*TO DO*
Word for word, repeat the entries, minus the pictures.

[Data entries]

------------------------------------------------------------------------

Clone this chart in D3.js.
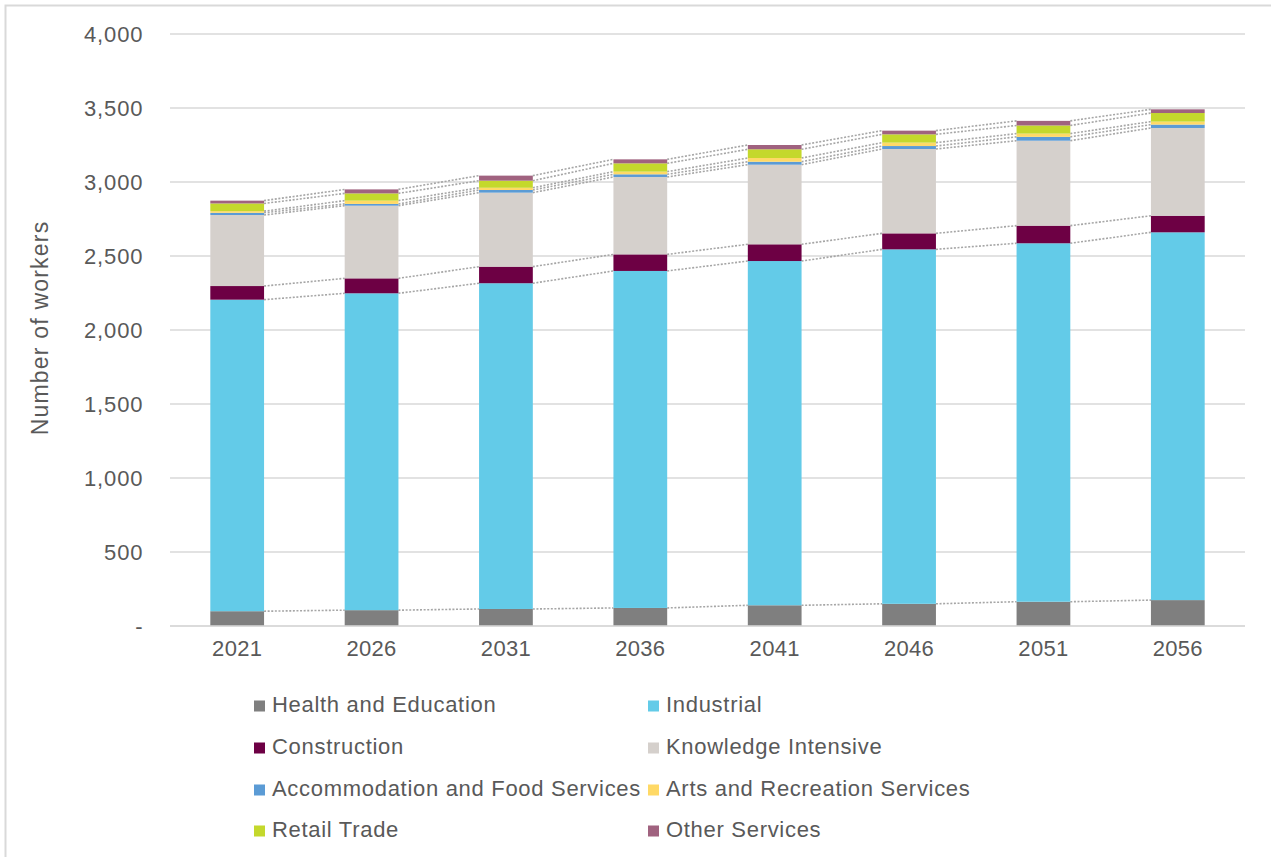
<!DOCTYPE html>
<html>
<head>
<meta charset="utf-8">
<script src="https://cdn.jsdelivr.net/npm/d3@7/dist/d3.min.js"></script>
<style>
  html, body { margin: 0; padding: 0; background: #fff; }
  svg { display: block; font-family: "Liberation Sans", Arial, sans-serif; }
</style>
</head>
<body>
<svg id="chart" width="1271" height="857"></svg>
<script>
// Projected workers by industry group, 2021–2056
const years = ["2021", "2026", "2031", "2036", "2041", "2046", "2051", "2056"];
const seriesNames = [
  "Health and Education", "Industrial", "Construction", "Knowledge Intensive",
  "Accommodation and Food Services", "Arts and Recreation Services",
  "Retail Trade", "Other Services"
];
const healthEducation   = [100, 107, 115, 122, 140, 150, 164, 175];
const industrial        = [2105, 2141, 2201, 2277, 2326, 2395, 2422, 2485];
const construction      = [92, 101, 112, 112, 113, 108, 119, 112];
const knowledgeIntensive= [480, 491, 500, 523, 538, 570, 574, 593];
const accommodationFood = [15, 12, 18, 18, 20, 20, 26, 23];
const artsRecreation    = [11, 22, 15, 18, 25, 23, 22, 20];
const retailTrade       = [52, 49, 48, 56, 59, 56, 55, 58];
const otherServices     = [19, 27, 34, 27, 29, 25, 31, 25];
const yTicks = [0, 500, 1000, 1500, 2000, 2500, 3000, 3500, 4000];

const colors = ["#7f7f7f", "#63cbe8", "#6d0044", "#d5d0cc", "#5b9bd5", "#ffd966", "#c4d82c", "#a0627f"];
const seriesValues = [healthEducation, industrial, construction, knowledgeIntensive,
  accommodationFood, artsRecreation, retailTrade, otherServices];

const table = years.map((yr, i) => {
  const row = { year: yr };
  seriesNames.forEach((n, k) => { row[n] = seriesValues[k][i]; });
  return row;
});

const svg = d3.select("#chart");
const textColor = "#595959";
const gridColor = "#d9d9d9";

// outer frame
svg.append("path")
  .attr("d", "M5.5,870 V5.5 H1290")
  .attr("fill", "none").attr("stroke", "#d9d9d9").attr("stroke-width", 2);

const x = d3.scaleBand().domain(years).range([170, 1245]).paddingInner(0.6).paddingOuter(0.3);
const y = d3.scaleLinear().domain([0, 4000]).range([626, 34]);

// gridlines
svg.append("g").selectAll("line").data(yTicks).join("line")
  .attr("x1", 170).attr("x2", 1245)
  .attr("y1", d => y(d)).attr("y2", d => y(d))
  .attr("stroke", gridColor).attr("stroke-width", 1.5);

// y axis labels
const yAxis = d3.axisLeft(y).tickValues(yTicks)
  .tickFormat(d => d === 0 ? "-" : d3.format(",")(d))
  .tickSize(0).tickPadding(0);
const gy = svg.append("g").attr("transform", "translate(143.5,0)").call(yAxis);
gy.select(".domain").remove();
gy.selectAll("text").attr("fill", textColor).style("font-size", "22px")
  .style("letter-spacing", "0.9px")
  .style("font-family", "'Liberation Sans', Arial, sans-serif");

// x axis labels
const xAxis = d3.axisBottom(x).tickSize(0).tickPadding(0);
const gx = svg.append("g").attr("transform", "translate(0,640)").call(xAxis);
gx.select(".domain").remove();
gx.selectAll("text").attr("fill", textColor).style("font-size", "22px")
  .style("letter-spacing", "0.3px")
  .style("font-family", "'Liberation Sans', Arial, sans-serif");

// axis title
svg.append("text")
  .attr("transform", "translate(48,328) rotate(-90)")
  .attr("text-anchor", "middle")
  .attr("fill", textColor).style("font-size", "23px")
  .style("letter-spacing", "1.2px")
  .text("Number of workers");

const stacked = d3.stack().keys(seriesNames)(table);

// series lines between adjacent bars
const lineG = svg.append("g");
stacked.forEach(layer => {
  for (let i = 0; i < years.length - 1; i++) {
    lineG.append("line")
      .attr("x1", x(years[i]) + x.bandwidth())
      .attr("x2", x(years[i + 1]))
      .attr("y1", y(layer[i][1]))
      .attr("y2", y(layer[i + 1][1]))
      .attr("stroke", "#a6a6a6")
      .attr("stroke-width", 1.6)
      .attr("stroke-dasharray", "2,1.6");
  }
});

// stacked bars
svg.append("g").selectAll("g").data(stacked).join("g")
  .attr("fill", (d, k) => colors[k])
  .selectAll("rect").data(d => d).join("rect")
  .attr("x", d => x(d.data.year))
  .attr("width", x.bandwidth())
  .attr("y", d => y(d[1]))
  .attr("height", d => y(d[0]) - y(d[1]));

// baseline
svg.append("line")
  .attr("x1", 170).attr("x2", 1245).attr("y1", y(0)).attr("y2", y(0))
  .attr("stroke", gridColor).attr("stroke-width", 1.5);

// legend, two columns
const legendCols = [254, 648];
const legendRows = [712, 754, 796, 837];
const legend = svg.append("g").selectAll("g").data(seriesNames).join("g")
  .attr("transform", (d, k) => `translate(${legendCols[k % 2]},${legendRows[Math.floor(k / 2)]})`);
legend.append("rect")
  .attr("x", 0).attr("y", -11.5).attr("width", 11).attr("height", 11)
  .attr("fill", (d, k) => colors[k]);
legend.append("text")
  .attr("x", 18).attr("y", 0)
  .attr("fill", textColor).style("font-size", "22px")
  .style("letter-spacing", "0.7px")
  .text(d => d);
</script>
</body>
</html>
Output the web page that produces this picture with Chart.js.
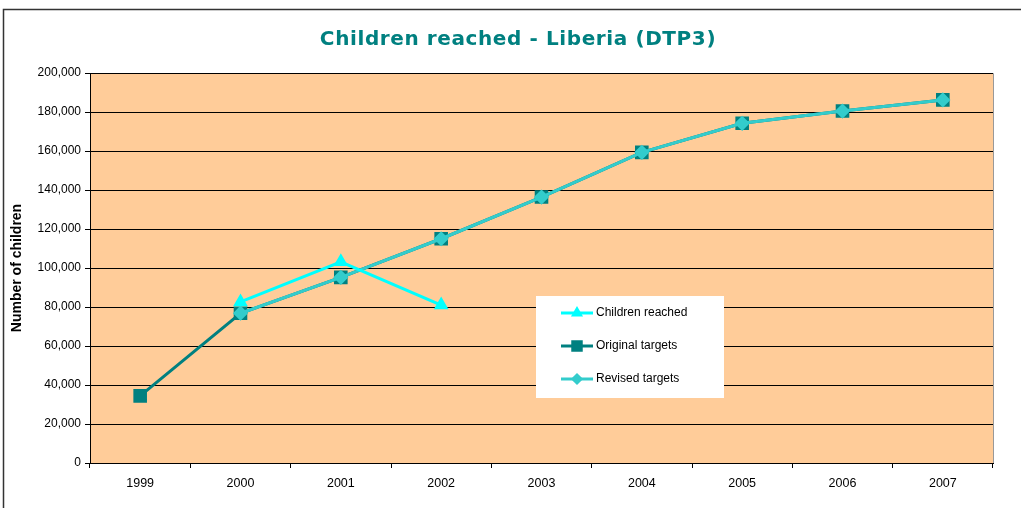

------------------------------------------------------------------------

*TASK ANSWER*
Clone this chart in D3.js.
<!DOCTYPE html>
<html>
<head>
<meta charset="utf-8">
<script src="https://cdn.jsdelivr.net/npm/d3@7/dist/d3.min.js"></script>
<style>
  html, body { margin: 0; padding: 0; background: #fff; }
  svg { display: block; font-family: "Liberation Sans", Arial, sans-serif; }
</style>
</head>
<body>
<svg id="chart" width="1271" height="857"></svg>
<script>
// Projected workers by industry group, 2021–2056
const years = ["2021", "2026", "2031", "2036", "2041", "2046", "2051", "2056"];
const seriesNames = [
  "Health and Education", "Industrial", "Construction", "Knowledge Intensive",
  "Accommodation and Food Services", "Arts and Recreation Services",
  "Retail Trade", "Other Services"
];
const healthEducation   = [100, 107, 115, 122, 140, 150, 164, 175];
const industrial        = [2105, 2141, 2201, 2277, 2326, 2395, 2422, 2485];
const construction      = [92, 101, 112, 112, 113, 108, 119, 112];
const knowledgeIntensive= [480, 491, 500, 523, 538, 570, 574, 593];
const accommodationFood = [15, 12, 18, 18, 20, 20, 26, 23];
const artsRecreation    = [11, 22, 15, 18, 25, 23, 22, 20];
const retailTrade       = [52, 49, 48, 56, 59, 56, 55, 58];
const otherServices     = [19, 27, 34, 27, 29, 25, 31, 25];
const yTicks = [0, 500, 1000, 1500, 2000, 2500, 3000, 3500, 4000];

const colors = ["#7f7f7f", "#63cbe8", "#6d0044", "#d5d0cc", "#5b9bd5", "#ffd966", "#c4d82c", "#a0627f"];
const seriesValues = [healthEducation, industrial, construction, knowledgeIntensive,
  accommodationFood, artsRecreation, retailTrade, otherServices];

const table = years.map((yr, i) => {
  const row = { year: yr };
  seriesNames.forEach((n, k) => { row[n] = seriesValues[k][i]; });
  return row;
});

const svg = d3.select("#chart");
const textColor = "#595959";
const gridColor = "#d9d9d9";

// outer frame
svg.append("path")
  .attr("d", "M5.5,870 V5.5 H1290")
  .attr("fill", "none").attr("stroke", "#d9d9d9").attr("stroke-width", 2);

const x = d3.scaleBand().domain(years).range([170, 1245]).paddingInner(0.6).paddingOuter(0.3);
const y = d3.scaleLinear().domain([0, 4000]).range([626, 34]);

// gridlines
svg.append("g").selectAll("line").data(yTicks).join("line")
  .attr("x1", 170).attr("x2", 1245)
  .attr("y1", d => y(d)).attr("y2", d => y(d))
  .attr("stroke", gridColor).attr("stroke-width", 1.5);

// y axis labels
const yAxis = d3.axisLeft(y).tickValues(yTicks)
  .tickFormat(d => d === 0 ? "-" : d3.format(",")(d))
  .tickSize(0).tickPadding(0);
const gy = svg.append("g").attr("transform", "translate(143.5,0)").call(yAxis);
gy.select(".domain").remove();
gy.selectAll("text").attr("fill", textColor).style("font-size", "22px")
  .style("letter-spacing", "0.9px")
  .style("font-family", "'Liberation Sans', Arial, sans-serif");

// x axis labels
const xAxis = d3.axisBottom(x).tickSize(0).tickPadding(0);
const gx = svg.append("g").attr("transform", "translate(0,640)").call(xAxis);
gx.select(".domain").remove();
gx.selectAll("text").attr("fill", textColor).style("font-size", "22px")
  .style("letter-spacing", "0.3px")
  .style("font-family", "'Liberation Sans', Arial, sans-serif");

// axis title
svg.append("text")
  .attr("transform", "translate(48,328) rotate(-90)")
  .attr("text-anchor", "middle")
  .attr("fill", textColor).style("font-size", "23px")
  .style("letter-spacing", "1.2px")
  .text("Number of workers");

const stacked = d3.stack().keys(seriesNames)(table);

// series lines between adjacent bars
const lineG = svg.append("g");
stacked.forEach(layer => {
  for (let i = 0; i < years.length - 1; i++) {
    lineG.append("line")
      .attr("x1", x(years[i]) + x.bandwidth())
      .attr("x2", x(years[i + 1]))
      .attr("y1", y(layer[i][1]))
      .attr("y2", y(layer[i + 1][1]))
      .attr("stroke", "#a6a6a6")
      .attr("stroke-width", 1.6)
      .attr("stroke-dasharray", "2,1.6");
  }
});

// stacked bars
svg.append("g").selectAll("g").data(stacked).join("g")
  .attr("fill", (d, k) => colors[k])
  .selectAll("rect").data(d => d).join("rect")
  .attr("x", d => x(d.data.year))
  .attr("width", x.bandwidth())
  .attr("y", d => y(d[1]))
  .attr("height", d => y(d[0]) - y(d[1]));

// baseline
svg.append("line")
  .attr("x1", 170).attr("x2", 1245).attr("y1", y(0)).attr("y2", y(0))
  .attr("stroke", gridColor).attr("stroke-width", 1.5);

// legend, two columns
const legendCols = [254, 648];
const legendRows = [712, 754, 796, 837];
const legend = svg.append("g").selectAll("g").data(seriesNames).join("g")
  .attr("transform", (d, k) => `translate(${legendCols[k % 2]},${legendRows[Math.floor(k / 2)]})`);
legend.append("rect")
  .attr("x", 0).attr("y", -11.5).attr("width", 11).attr("height", 11)
  .attr("fill", (d, k) => colors[k]);
legend.append("text")
  .attr("x", 18).attr("y", 0)
  .attr("fill", textColor).style("font-size", "22px")
  .style("letter-spacing", "0.7px")
  .text(d => d);
</script>
</body>
</html>
Output the web page that produces this picture with Chart.js.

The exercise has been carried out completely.